## Objective
Retype the data that follows line by line, exactly, and leave its pictures out.
— Start —
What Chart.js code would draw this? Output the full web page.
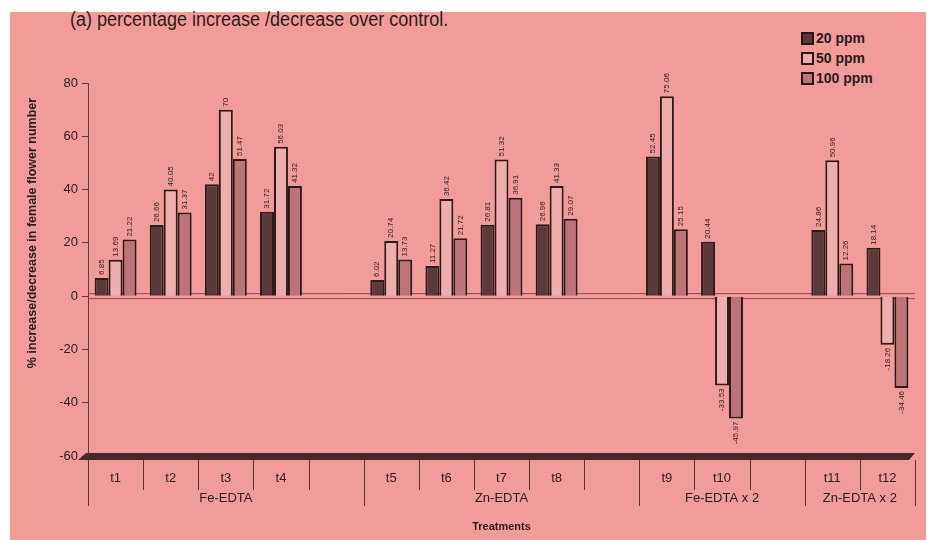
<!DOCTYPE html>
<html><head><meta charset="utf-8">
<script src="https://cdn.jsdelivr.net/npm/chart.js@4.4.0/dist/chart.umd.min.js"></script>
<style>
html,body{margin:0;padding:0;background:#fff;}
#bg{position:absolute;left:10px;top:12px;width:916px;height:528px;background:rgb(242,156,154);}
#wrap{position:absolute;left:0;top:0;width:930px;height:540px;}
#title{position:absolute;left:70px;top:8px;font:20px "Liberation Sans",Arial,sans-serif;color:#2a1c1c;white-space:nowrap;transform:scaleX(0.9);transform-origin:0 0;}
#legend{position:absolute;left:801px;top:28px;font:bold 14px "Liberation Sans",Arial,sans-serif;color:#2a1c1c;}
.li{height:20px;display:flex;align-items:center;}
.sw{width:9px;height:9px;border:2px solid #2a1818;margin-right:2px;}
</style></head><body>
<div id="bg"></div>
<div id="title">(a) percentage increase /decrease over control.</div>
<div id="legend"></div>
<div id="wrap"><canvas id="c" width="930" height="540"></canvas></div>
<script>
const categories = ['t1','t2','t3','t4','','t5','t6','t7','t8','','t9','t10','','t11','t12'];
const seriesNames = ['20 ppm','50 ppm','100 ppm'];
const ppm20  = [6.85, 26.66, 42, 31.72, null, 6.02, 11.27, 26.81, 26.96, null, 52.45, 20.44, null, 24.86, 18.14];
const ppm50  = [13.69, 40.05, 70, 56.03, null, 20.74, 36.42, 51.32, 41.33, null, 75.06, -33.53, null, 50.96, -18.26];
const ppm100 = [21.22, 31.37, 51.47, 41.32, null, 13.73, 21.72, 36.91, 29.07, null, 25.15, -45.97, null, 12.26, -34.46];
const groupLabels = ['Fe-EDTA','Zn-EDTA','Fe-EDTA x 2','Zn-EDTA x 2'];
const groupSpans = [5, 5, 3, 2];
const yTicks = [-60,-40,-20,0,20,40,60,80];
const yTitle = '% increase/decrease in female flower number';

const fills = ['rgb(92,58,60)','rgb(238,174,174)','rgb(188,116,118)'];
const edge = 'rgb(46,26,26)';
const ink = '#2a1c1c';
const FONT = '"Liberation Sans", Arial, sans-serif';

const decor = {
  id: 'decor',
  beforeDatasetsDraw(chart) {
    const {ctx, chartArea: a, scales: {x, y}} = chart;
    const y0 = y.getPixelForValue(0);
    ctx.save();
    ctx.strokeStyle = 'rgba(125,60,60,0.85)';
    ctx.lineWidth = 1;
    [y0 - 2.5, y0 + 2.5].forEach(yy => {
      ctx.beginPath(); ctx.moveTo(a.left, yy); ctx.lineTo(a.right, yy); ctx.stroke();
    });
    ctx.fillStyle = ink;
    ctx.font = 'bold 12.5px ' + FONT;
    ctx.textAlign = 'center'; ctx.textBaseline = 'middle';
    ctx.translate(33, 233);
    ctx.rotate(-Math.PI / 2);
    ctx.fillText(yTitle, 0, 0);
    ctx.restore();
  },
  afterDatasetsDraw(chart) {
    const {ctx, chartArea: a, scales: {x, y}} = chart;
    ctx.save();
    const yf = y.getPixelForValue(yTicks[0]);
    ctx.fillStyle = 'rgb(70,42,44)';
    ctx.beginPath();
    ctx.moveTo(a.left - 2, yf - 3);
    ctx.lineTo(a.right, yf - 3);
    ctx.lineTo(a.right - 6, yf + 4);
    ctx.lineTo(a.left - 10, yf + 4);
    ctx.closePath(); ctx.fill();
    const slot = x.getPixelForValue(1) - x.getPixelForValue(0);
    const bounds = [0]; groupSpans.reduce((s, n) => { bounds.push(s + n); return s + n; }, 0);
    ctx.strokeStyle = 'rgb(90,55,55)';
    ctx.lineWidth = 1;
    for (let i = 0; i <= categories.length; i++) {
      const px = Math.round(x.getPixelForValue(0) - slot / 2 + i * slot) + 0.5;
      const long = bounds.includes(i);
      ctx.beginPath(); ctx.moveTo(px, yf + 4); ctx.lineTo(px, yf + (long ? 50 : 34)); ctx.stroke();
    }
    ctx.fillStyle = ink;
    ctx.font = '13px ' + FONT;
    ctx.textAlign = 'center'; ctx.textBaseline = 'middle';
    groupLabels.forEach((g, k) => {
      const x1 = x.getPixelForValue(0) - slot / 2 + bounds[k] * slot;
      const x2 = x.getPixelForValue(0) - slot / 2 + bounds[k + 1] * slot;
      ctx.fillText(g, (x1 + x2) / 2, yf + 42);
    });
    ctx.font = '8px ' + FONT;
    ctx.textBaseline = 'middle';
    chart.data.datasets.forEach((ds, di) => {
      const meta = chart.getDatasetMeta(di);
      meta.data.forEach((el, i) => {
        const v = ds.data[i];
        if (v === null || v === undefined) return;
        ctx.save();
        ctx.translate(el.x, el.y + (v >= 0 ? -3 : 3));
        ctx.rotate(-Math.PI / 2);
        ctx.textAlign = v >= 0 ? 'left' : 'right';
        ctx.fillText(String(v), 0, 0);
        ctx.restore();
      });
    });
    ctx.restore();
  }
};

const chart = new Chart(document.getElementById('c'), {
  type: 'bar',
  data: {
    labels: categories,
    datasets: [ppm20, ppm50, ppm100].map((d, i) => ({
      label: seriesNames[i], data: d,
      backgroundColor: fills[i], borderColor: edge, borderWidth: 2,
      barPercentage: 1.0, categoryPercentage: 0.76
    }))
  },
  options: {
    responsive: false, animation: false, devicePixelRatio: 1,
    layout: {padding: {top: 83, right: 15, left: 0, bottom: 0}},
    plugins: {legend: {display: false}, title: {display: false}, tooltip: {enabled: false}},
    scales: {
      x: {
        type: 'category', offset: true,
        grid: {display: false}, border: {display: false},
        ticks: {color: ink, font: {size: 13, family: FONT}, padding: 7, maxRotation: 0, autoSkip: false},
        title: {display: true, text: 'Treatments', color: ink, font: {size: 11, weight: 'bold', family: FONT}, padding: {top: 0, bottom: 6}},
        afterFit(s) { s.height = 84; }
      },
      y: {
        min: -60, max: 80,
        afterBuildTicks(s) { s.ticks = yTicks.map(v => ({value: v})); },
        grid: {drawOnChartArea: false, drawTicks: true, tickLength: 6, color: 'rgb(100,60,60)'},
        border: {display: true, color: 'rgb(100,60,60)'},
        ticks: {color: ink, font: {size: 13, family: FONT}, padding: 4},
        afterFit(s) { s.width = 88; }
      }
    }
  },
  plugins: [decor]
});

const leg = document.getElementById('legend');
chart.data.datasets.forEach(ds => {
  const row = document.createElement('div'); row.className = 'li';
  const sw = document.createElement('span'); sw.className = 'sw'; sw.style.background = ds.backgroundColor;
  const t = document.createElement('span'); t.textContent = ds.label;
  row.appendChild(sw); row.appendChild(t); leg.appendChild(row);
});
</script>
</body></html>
— End —
## Result for this task
What Chart.js code would draw this? Output the full web page.
<!DOCTYPE html>
<html><head><meta charset="utf-8">
<script src="https://cdn.jsdelivr.net/npm/chart.js@4.4.0/dist/chart.umd.min.js"></script>
<style>
html,body{margin:0;padding:0;background:#fff;}
#bg{position:absolute;left:10px;top:12px;width:916px;height:528px;background:rgb(242,156,154);}
#wrap{position:absolute;left:0;top:0;width:930px;height:540px;}
#title{position:absolute;left:70px;top:8px;font:20px "Liberation Sans",Arial,sans-serif;color:#2a1c1c;white-space:nowrap;transform:scaleX(0.9);transform-origin:0 0;}
#legend{position:absolute;left:801px;top:28px;font:bold 14px "Liberation Sans",Arial,sans-serif;color:#2a1c1c;}
.li{height:20px;display:flex;align-items:center;}
.sw{width:9px;height:9px;border:2px solid #2a1818;margin-right:2px;}
</style></head><body>
<div id="bg"></div>
<div id="title">(a) percentage increase /decrease over control.</div>
<div id="legend"></div>
<div id="wrap"><canvas id="c" width="930" height="540"></canvas></div>
<script>
const categories = ['t1','t2','t3','t4','','t5','t6','t7','t8','','t9','t10','','t11','t12'];
const seriesNames = ['20 ppm','50 ppm','100 ppm'];
const ppm20  = [6.85, 26.66, 42, 31.72, null, 6.02, 11.27, 26.81, 26.96, null, 52.45, 20.44, null, 24.86, 18.14];
const ppm50  = [13.69, 40.05, 70, 56.03, null, 20.74, 36.42, 51.32, 41.33, null, 75.06, -33.53, null, 50.96, -18.26];
const ppm100 = [21.22, 31.37, 51.47, 41.32, null, 13.73, 21.72, 36.91, 29.07, null, 25.15, -45.97, null, 12.26, -34.46];
const groupLabels = ['Fe-EDTA','Zn-EDTA','Fe-EDTA x 2','Zn-EDTA x 2'];
const groupSpans = [5, 5, 3, 2];
const yTicks = [-60,-40,-20,0,20,40,60,80];
const yTitle = '% increase/decrease in female flower number';

const fills = ['rgb(92,58,60)','rgb(238,174,174)','rgb(188,116,118)'];
const edge = 'rgb(46,26,26)';
const ink = '#2a1c1c';
const FONT = '"Liberation Sans", Arial, sans-serif';

const decor = {
  id: 'decor',
  beforeDatasetsDraw(chart) {
    const {ctx, chartArea: a, scales: {x, y}} = chart;
    const y0 = y.getPixelForValue(0);
    ctx.save();
    ctx.strokeStyle = 'rgba(125,60,60,0.85)';
    ctx.lineWidth = 1;
    [y0 - 2.5, y0 + 2.5].forEach(yy => {
      ctx.beginPath(); ctx.moveTo(a.left, yy); ctx.lineTo(a.right, yy); ctx.stroke();
    });
    ctx.fillStyle = ink;
    ctx.font = 'bold 12.5px ' + FONT;
    ctx.textAlign = 'center'; ctx.textBaseline = 'middle';
    ctx.translate(33, 233);
    ctx.rotate(-Math.PI / 2);
    ctx.fillText(yTitle, 0, 0);
    ctx.restore();
  },
  afterDatasetsDraw(chart) {
    const {ctx, chartArea: a, scales: {x, y}} = chart;
    ctx.save();
    const yf = y.getPixelForValue(yTicks[0]);
    ctx.fillStyle = 'rgb(70,42,44)';
    ctx.beginPath();
    ctx.moveTo(a.left - 2, yf - 3);
    ctx.lineTo(a.right, yf - 3);
    ctx.lineTo(a.right - 6, yf + 4);
    ctx.lineTo(a.left - 10, yf + 4);
    ctx.closePath(); ctx.fill();
    const slot = x.getPixelForValue(1) - x.getPixelForValue(0);
    const bounds = [0]; groupSpans.reduce((s, n) => { bounds.push(s + n); return s + n; }, 0);
    ctx.strokeStyle = 'rgb(90,55,55)';
    ctx.lineWidth = 1;
    for (let i = 0; i <= categories.length; i++) {
      const px = Math.round(x.getPixelForValue(0) - slot / 2 + i * slot) + 0.5;
      const long = bounds.includes(i);
      ctx.beginPath(); ctx.moveTo(px, yf + 4); ctx.lineTo(px, yf + (long ? 50 : 34)); ctx.stroke();
    }
    ctx.fillStyle = ink;
    ctx.font = '13px ' + FONT;
    ctx.textAlign = 'center'; ctx.textBaseline = 'middle';
    groupLabels.forEach((g, k) => {
      const x1 = x.getPixelForValue(0) - slot / 2 + bounds[k] * slot;
      const x2 = x.getPixelForValue(0) - slot / 2 + bounds[k + 1] * slot;
      ctx.fillText(g, (x1 + x2) / 2, yf + 42);
    });
    ctx.font = '8px ' + FONT;
    ctx.textBaseline = 'middle';
    chart.data.datasets.forEach((ds, di) => {
      const meta = chart.getDatasetMeta(di);
      meta.data.forEach((el, i) => {
        const v = ds.data[i];
        if (v === null || v === undefined) return;
        ctx.save();
        ctx.translate(el.x, el.y + (v >= 0 ? -3 : 3));
        ctx.rotate(-Math.PI / 2);
        ctx.textAlign = v >= 0 ? 'left' : 'right';
        ctx.fillText(String(v), 0, 0);
        ctx.restore();
      });
    });
    ctx.restore();
  }
};

const chart = new Chart(document.getElementById('c'), {
  type: 'bar',
  data: {
    labels: categories,
    datasets: [ppm20, ppm50, ppm100].map((d, i) => ({
      label: seriesNames[i], data: d,
      backgroundColor: fills[i], borderColor: edge, borderWidth: 2,
      barPercentage: 1.0, categoryPercentage: 0.76
    }))
  },
  options: {
    responsive: false, animation: false, devicePixelRatio: 1,
    layout: {padding: {top: 83, right: 15, left: 0, bottom: 0}},
    plugins: {legend: {display: false}, title: {display: false}, tooltip: {enabled: false}},
    scales: {
      x: {
        type: 'category', offset: true,
        grid: {display: false}, border: {display: false},
        ticks: {color: ink, font: {size: 13, family: FONT}, padding: 7, maxRotation: 0, autoSkip: false},
        title: {display: true, text: 'Treatments', color: ink, font: {size: 11, weight: 'bold', family: FONT}, padding: {top: 0, bottom: 6}},
        afterFit(s) { s.height = 84; }
      },
      y: {
        min: -60, max: 80,
        afterBuildTicks(s) { s.ticks = yTicks.map(v => ({value: v})); },
        grid: {drawOnChartArea: false, drawTicks: true, tickLength: 6, color: 'rgb(100,60,60)'},
        border: {display: true, color: 'rgb(100,60,60)'},
        ticks: {color: ink, font: {size: 13, family: FONT}, padding: 4},
        afterFit(s) { s.width = 88; }
      }
    }
  },
  plugins: [decor]
});

const leg = document.getElementById('legend');
chart.data.datasets.forEach(ds => {
  const row = document.createElement('div'); row.className = 'li';
  const sw = document.createElement('span'); sw.className = 'sw'; sw.style.background = ds.backgroundColor;
  const t = document.createElement('span'); t.textContent = ds.label;
  row.appendChild(sw); row.appendChild(t); leg.appendChild(row);
});
</script>
</body></html>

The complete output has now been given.